THURSDAY Wake up feeling nauseous. At first I’m not sure why, then I remember Quaintity Street.
If Johnny’s now prepared to list Brutalist buildings, it must mean that the very notion of collective architecture - buildings representing ‘us’ - is now safely anachronistic. Brutalism has officially transitioned to quaint. The civic values that inspired it have disappeared into a cultural black hole, along with Play For Today and Merseybeat.
Brutalism, the built affirmation of an egalitarian national project, is in period dress. Oh God, how many more sequels of The Victorian Farm before they get to Broadwater?
FRIDAY The department of entertainment (specifically, the ministry of Johnny) has released the latest clutch of buildings up for listing:
- The Philip Larkin Library of Porn at Hull University. Designed by Amis and Amis in New Onanist style, with degraded cubicular spaces and a repetitive finish of shuttered remorse.
- Morecambe Town Hall, with its distinctive pre-spalled concrete slab design by surly in-house salaried architects. The building still has original plastic signage in psychedelic bubble letters above the separate staff entrances for ‘Birds’ and ‘Cats’. A small transparent ‘no smoking’ shelter survives.
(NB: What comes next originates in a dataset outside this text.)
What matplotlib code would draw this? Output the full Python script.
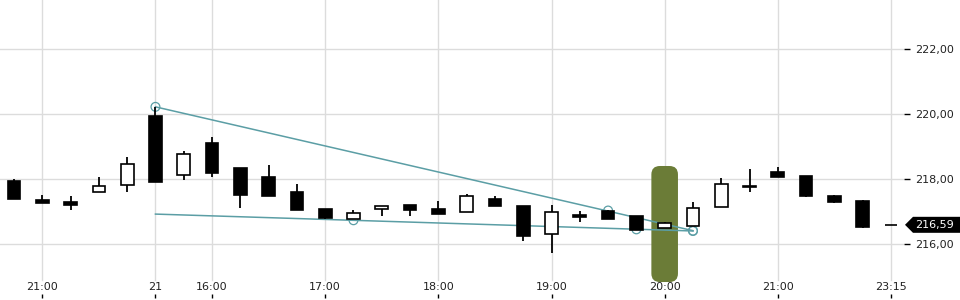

Common at the time in humane public sector environments, this refuge is now unique, and used today by smokers.
- Basildon’s concrete Plaza of Tomorrow (Buzzard and Haw-Haw, 1962) was famously ‘left blank for the future’. Although completely built over now, the iconic emptiness will be geo-physically mapped and electronically listed.
SATURDAY Five-a-zeitgeist theoretical football. Deregulated Legacism 0, Demoralised Posturism 0. Match abandoned after Twitterstorm.
SUNDAY Recliner. Mulling ideas for my Margaret Thatcher memorial design. Nod off. Have complicated dream about Yorkshire being smashed to bits by a giant handbag. Decide to play safe with an enclosed Iron Lady garden of remembrance, not open to society.